With the benefit of hindsight, maybe the media outcry about hosting the data on a non-sovereign company could have been avoided and Australia’s Sovereign Resilience demonstrated, by using one of Australia’s sovereign cloud providers, including AUCloud. However, decisions that understandably placed a premium on time to value, I both understand and respect. Afterall, the fact that the COVIDsafe application is underpinned by cloud infrastructure, based on agile development of inter-operable micro services, demonstrates precisely my point.
One of the unintended but positive consequences of the transparency is increased understanding of privacy within the mainstream media and specifically, the related implications of the US CLOUD Act. The Attorney General Department’s ‘confidence’ that US access to COVIDsafe is “inconceivable” doesn’t really deliver the “beyond inconceivable” Sovereign Resilience that an Australian owed provider, subject only to Australia jurisdiction, would deliver.
Transparency engenders trust, not only in respect of security design and privacy by law but also in areas such as procurement.

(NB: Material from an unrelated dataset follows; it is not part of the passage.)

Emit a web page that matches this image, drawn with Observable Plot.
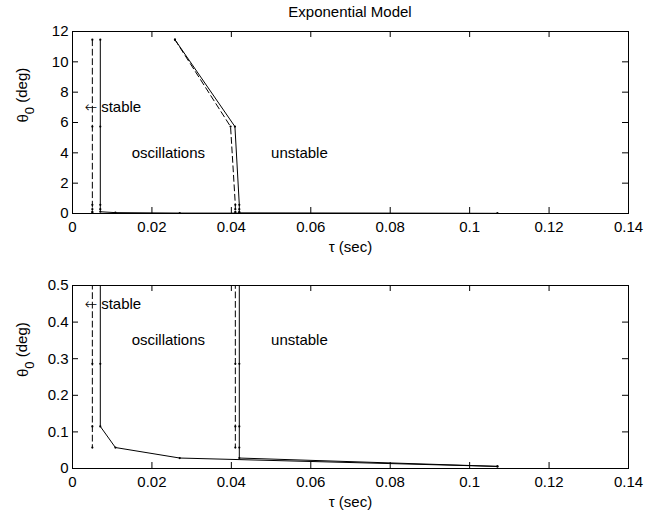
<!DOCTYPE html>
<html><head><meta charset="utf-8">
<script src="https://cdn.jsdelivr.net/npm/d3@7"></script>
<script src="https://cdn.jsdelivr.net/npm/@observablehq/plot@0.6"></script>
<style>
body{margin:0;background:#fff;font-family:"Liberation Sans",Arial,sans-serif;}
#title{height:20px;width:670px;position:relative;}
#title span{position:absolute;left:350px;top:2px;transform:translateX(-50%);font-size:15px;line-height:20px;white-space:nowrap;color:#000;}
svg{display:block;}
</style></head><body>
<div id="chart"><div id="title"><span id="tt"></span></div></div>
<script>
const titleText = "Exponential Model";
const xLabel = "τ (sec)";
const yLabelMain = "θ";
const yLabelSub = "0";
const yLabelUnit = " (deg)";

const thetaDeg = [11.46, 5.73, 0.573, 0.286, 0.115, 0.0573, 0.0286, 0.00573];
const tauStableSolid = [0.007, 0.007, 0.007, 0.007, 0.007, 0.0108, 0.027, 0.107];
const tauUnstableSolid = [0.0258, 0.0409, 0.042, 0.042, 0.042, 0.042, 0.042, 0.107];
const tauStableDashed = [0.005, 0.005, 0.005, 0.005, 0.005, 0.005];
const tauUnstableDashed = [0.0258, 0.0398, 0.041, 0.041, 0.041, 0.041];

const xTicks = [0, 0.02, 0.04, 0.06, 0.08, 0.1, 0.12, 0.14];
const xTickLabels = ["0", "0.02", "0.04", "0.06", "0.08", "0.1", "0.12", "0.14"];
const yTicksTop = [0, 2, 4, 6, 8, 10, 12];
const yTickLabelsTop = ["0", "2", "4", "6", "8", "10", "12"];
const yTicksBottom = [0, 0.1, 0.2, 0.3, 0.4, 0.5];
const yTickLabelsBottom = ["0", "0.1", "0.2", "0.3", "0.4", "0.5"];

const arrowGlyph = "←";
const noteTexts = ["← stable", "oscillations", "unstable"];
const noteTau = [0.003, 0.0149, 0.050];
const noteThetaTop = [7, 4, 4];
const noteThetaBottom = [0.45, 0.35, 0.35];

document.getElementById("tt").textContent = titleText;

function panel({yMax, yTicks, yTickLabels, noteTheta, height, marginTop, marginBottom}) {
  const W = 670, mL = 72, mR = 42;
  const innerW = W - mL - mR, innerH = height - marginTop - marginBottom;
  const T = 6;
  const series = [
    {tau: tauStableSolid, dash: null},
    {tau: tauUnstableSolid, dash: null},
    {tau: tauStableDashed, dash: "6,3.5"},
    {tau: tauUnstableDashed, dash: "6,3.5"}
  ];
  const marks = [];
  for (const s of series) {
    const data = s.tau.map((t, i) => ({tau: t, theta: thetaDeg[i]}));
    const opts = {x: "tau", y: "theta", stroke: "black", strokeWidth: 1, clip: true};
    if (s.dash) opts.strokeDasharray = s.dash;
    marks.push(Plot.line(data, opts));
    marks.push(Plot.dot(data, {x: "tau", y: "theta", r: 1.1, fill: "black", clip: true}));
  }
  const notes = noteTexts.map((t, i) => ({t, tau: noteTau[i], theta: noteTheta[i]}));
  marks.push(Plot.text(notes, {x: "tau", y: "theta", text: "t", textAnchor: "start", fontSize: 15, fill: "black"}));
  // inward ticks on all four sides
  marks.push(Plot.tickX(xTicks, {x: d => d, insetTop: innerH - T, stroke: "black"}));
  marks.push(Plot.tickX(xTicks, {x: d => d, insetBottom: innerH - T, stroke: "black"}));
  marks.push(Plot.tickY(yTicks, {y: d => d, insetRight: innerW - T, stroke: "black"}));
  marks.push(Plot.tickY(yTicks, {y: d => d, insetLeft: innerW - T, stroke: "black"}));
  marks.push(Plot.axisX(xTicks, {anchor: "bottom", tickSize: 0, tickPadding: 8, fontSize: 15, fill: "black",
    tickFormat: d => xTickLabels[xTicks.indexOf(d)], label: null}));
  marks.push(Plot.axisY(yTicks, {anchor: "left", tickSize: 0, tickPadding: 4, fontSize: 15, fill: "black",
    tickFormat: d => yTickLabels[yTicks.indexOf(d)], label: null}));
  marks.push(Plot.text([xLabel], {frameAnchor: "bottom", text: d => d, dy: 28, lineAnchor: "top", fontSize: 15, fill: "black"}));
  marks.push(Plot.text([yLabelMain + yLabelSub + yLabelUnit], {frameAnchor: "left", text: d => d, rotate: -90, dx: -49, fontSize: 15, fill: "black"}));
  marks.push(Plot.frame({stroke: "black", strokeWidth: 1}));
  const svg = Plot.plot({
    width: W, height, marginLeft: mL, marginRight: mR, marginTop, marginBottom,
    x: {domain: [0, 0.14], axis: null},
    y: {domain: [0, yMax], axis: null},
    style: {fontFamily: "Liberation Sans, Arial, sans-serif", fontSize: "15px", color: "black", background: "white", overflow: "visible"},
    marks
  });
  d3.select(svg).selectAll("text").each(function() {
    const t = d3.select(this);
    if (this.textContent === yLabelMain + yLabelSub + yLabelUnit) {
      t.text(null);
      t.append("tspan").text(yLabelMain);
      t.append("tspan").attr("dy", "0.45em").attr("font-size", 13).text(yLabelSub);
      t.append("tspan").attr("dy", "-0.45em").text(yLabelUnit);
    } else if (this.textContent.startsWith(arrowGlyph)) {
      const rest = this.textContent.slice(arrowGlyph.length);
      t.text(null);
      t.append("tspan").attr("font-family", "DejaVu Sans").attr("font-weight", 200).text(arrowGlyph);
      t.append("tspan").text(rest);
    }
  });
  return svg;
}

const chart = document.getElementById("chart");
chart.appendChild(panel({yMax: 12, yTicks: yTicksTop, yTickLabels: yTickLabelsTop, noteTheta: noteThetaTop, height: 245, marginTop: 11, marginBottom: 52}));
chart.appendChild(panel({yMax: 0.5, yTicks: yTicksBottom, yTickLabels: yTickLabelsBottom, noteTheta: noteThetaBottom, height: 250, marginTop: 20, marginBottom: 47}));
</script>
</body></html>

Trustworthiness could be greatly enhanced (as happens in the UK), through publication of inputs (cloud provider services and pricing), outputs (dollar spend by buyer and project with each supplier) and most importantly, avoidance of mandating vendors technologies, which increases costs and reduces innovation –a focus for another time.
Overall, digital native solutions based on cloud services have a critical role to play in enhancing Australia’s Sovereign Resilience – at two levels.
First, they provide the tool to address the immediate imperative Government faces resulting from Covid, i.e., the need to keep delivering services within increasingly constrained budgets
Second and in the long term, they are the modern pillars on which to architect and build the service and support capabilities that Government requires to do its job more cost efficiently and quickly, on platforms that are more resilient, responsive and adaptive and by nature, more transparent.
At an organisational level, they enable delivery of more with less, realisation of value more quickly and increase trustworthiness. At a national level, I believe this ultimately translates to greater Sovereign Resilience, self-determination and enhanced adaptability for addressing future crisis.